§ **What is needed**
Restate the listing below word for word, omitting any images.

§ **Recorded data**
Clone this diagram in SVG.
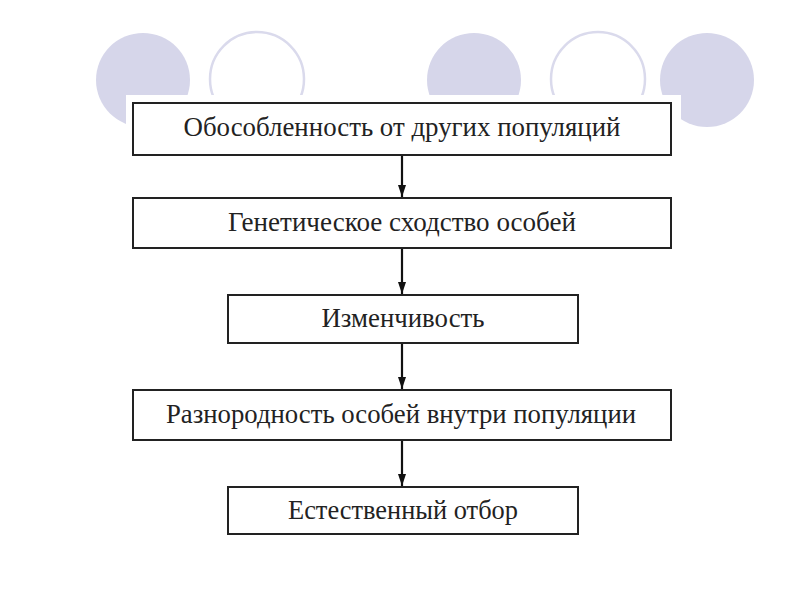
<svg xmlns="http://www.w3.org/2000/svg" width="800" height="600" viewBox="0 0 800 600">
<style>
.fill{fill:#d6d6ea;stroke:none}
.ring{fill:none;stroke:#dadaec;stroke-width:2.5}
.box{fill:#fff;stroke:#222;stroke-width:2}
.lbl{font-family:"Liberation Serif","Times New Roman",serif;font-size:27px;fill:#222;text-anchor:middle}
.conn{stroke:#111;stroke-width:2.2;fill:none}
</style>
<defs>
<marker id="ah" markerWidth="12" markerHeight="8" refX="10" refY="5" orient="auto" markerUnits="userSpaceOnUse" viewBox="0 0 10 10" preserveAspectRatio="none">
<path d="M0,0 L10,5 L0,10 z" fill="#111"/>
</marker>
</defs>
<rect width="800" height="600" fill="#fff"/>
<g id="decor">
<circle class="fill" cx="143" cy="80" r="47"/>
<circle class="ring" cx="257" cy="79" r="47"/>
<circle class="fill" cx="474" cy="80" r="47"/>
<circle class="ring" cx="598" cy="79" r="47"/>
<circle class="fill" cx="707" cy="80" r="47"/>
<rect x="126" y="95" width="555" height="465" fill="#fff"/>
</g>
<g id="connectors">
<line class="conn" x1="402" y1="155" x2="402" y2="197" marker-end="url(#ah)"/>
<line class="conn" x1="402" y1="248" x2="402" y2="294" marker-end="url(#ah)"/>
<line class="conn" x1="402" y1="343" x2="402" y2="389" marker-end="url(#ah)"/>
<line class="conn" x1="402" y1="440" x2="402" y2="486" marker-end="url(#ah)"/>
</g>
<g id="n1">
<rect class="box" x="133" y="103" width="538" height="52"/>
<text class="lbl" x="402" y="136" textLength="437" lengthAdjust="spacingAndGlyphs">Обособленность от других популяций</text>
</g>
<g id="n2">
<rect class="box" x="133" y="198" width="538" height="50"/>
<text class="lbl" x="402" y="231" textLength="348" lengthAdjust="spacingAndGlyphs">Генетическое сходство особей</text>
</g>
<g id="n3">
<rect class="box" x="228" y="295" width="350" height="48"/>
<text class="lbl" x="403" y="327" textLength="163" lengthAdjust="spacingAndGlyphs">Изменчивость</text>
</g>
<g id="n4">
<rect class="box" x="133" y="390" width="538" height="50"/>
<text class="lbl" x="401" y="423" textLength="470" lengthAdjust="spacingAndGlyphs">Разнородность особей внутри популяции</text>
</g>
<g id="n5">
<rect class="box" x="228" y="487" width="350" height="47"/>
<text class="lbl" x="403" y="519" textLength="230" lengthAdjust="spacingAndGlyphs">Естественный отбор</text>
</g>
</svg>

§ **Full response**
Clone this diagram in SVG.
<svg xmlns="http://www.w3.org/2000/svg" width="800" height="600" viewBox="0 0 800 600">
<style>
.fill{fill:#d6d6ea;stroke:none}
.ring{fill:none;stroke:#dadaec;stroke-width:2.5}
.box{fill:#fff;stroke:#222;stroke-width:2}
.lbl{font-family:"Liberation Serif","Times New Roman",serif;font-size:27px;fill:#222;text-anchor:middle}
.conn{stroke:#111;stroke-width:2.2;fill:none}
</style>
<defs>
<marker id="ah" markerWidth="12" markerHeight="8" refX="10" refY="5" orient="auto" markerUnits="userSpaceOnUse" viewBox="0 0 10 10" preserveAspectRatio="none">
<path d="M0,0 L10,5 L0,10 z" fill="#111"/>
</marker>
</defs>
<rect width="800" height="600" fill="#fff"/>
<g id="decor">
<circle class="fill" cx="143" cy="80" r="47"/>
<circle class="ring" cx="257" cy="79" r="47"/>
<circle class="fill" cx="474" cy="80" r="47"/>
<circle class="ring" cx="598" cy="79" r="47"/>
<circle class="fill" cx="707" cy="80" r="47"/>
<rect x="126" y="95" width="555" height="465" fill="#fff"/>
</g>
<g id="connectors">
<line class="conn" x1="402" y1="155" x2="402" y2="197" marker-end="url(#ah)"/>
<line class="conn" x1="402" y1="248" x2="402" y2="294" marker-end="url(#ah)"/>
<line class="conn" x1="402" y1="343" x2="402" y2="389" marker-end="url(#ah)"/>
<line class="conn" x1="402" y1="440" x2="402" y2="486" marker-end="url(#ah)"/>
</g>
<g id="n1">
<rect class="box" x="133" y="103" width="538" height="52"/>
<text class="lbl" x="402" y="136" textLength="437" lengthAdjust="spacingAndGlyphs">Обособленность от других популяций</text>
</g>
<g id="n2">
<rect class="box" x="133" y="198" width="538" height="50"/>
<text class="lbl" x="402" y="231" textLength="348" lengthAdjust="spacingAndGlyphs">Генетическое сходство особей</text>
</g>
<g id="n3">
<rect class="box" x="228" y="295" width="350" height="48"/>
<text class="lbl" x="403" y="327" textLength="163" lengthAdjust="spacingAndGlyphs">Изменчивость</text>
</g>
<g id="n4">
<rect class="box" x="133" y="390" width="538" height="50"/>
<text class="lbl" x="401" y="423" textLength="470" lengthAdjust="spacingAndGlyphs">Разнородность особей внутри популяции</text>
</g>
<g id="n5">
<rect class="box" x="228" y="487" width="350" height="47"/>
<text class="lbl" x="403" y="519" textLength="230" lengthAdjust="spacingAndGlyphs">Естественный отбор</text>
</g>
</svg>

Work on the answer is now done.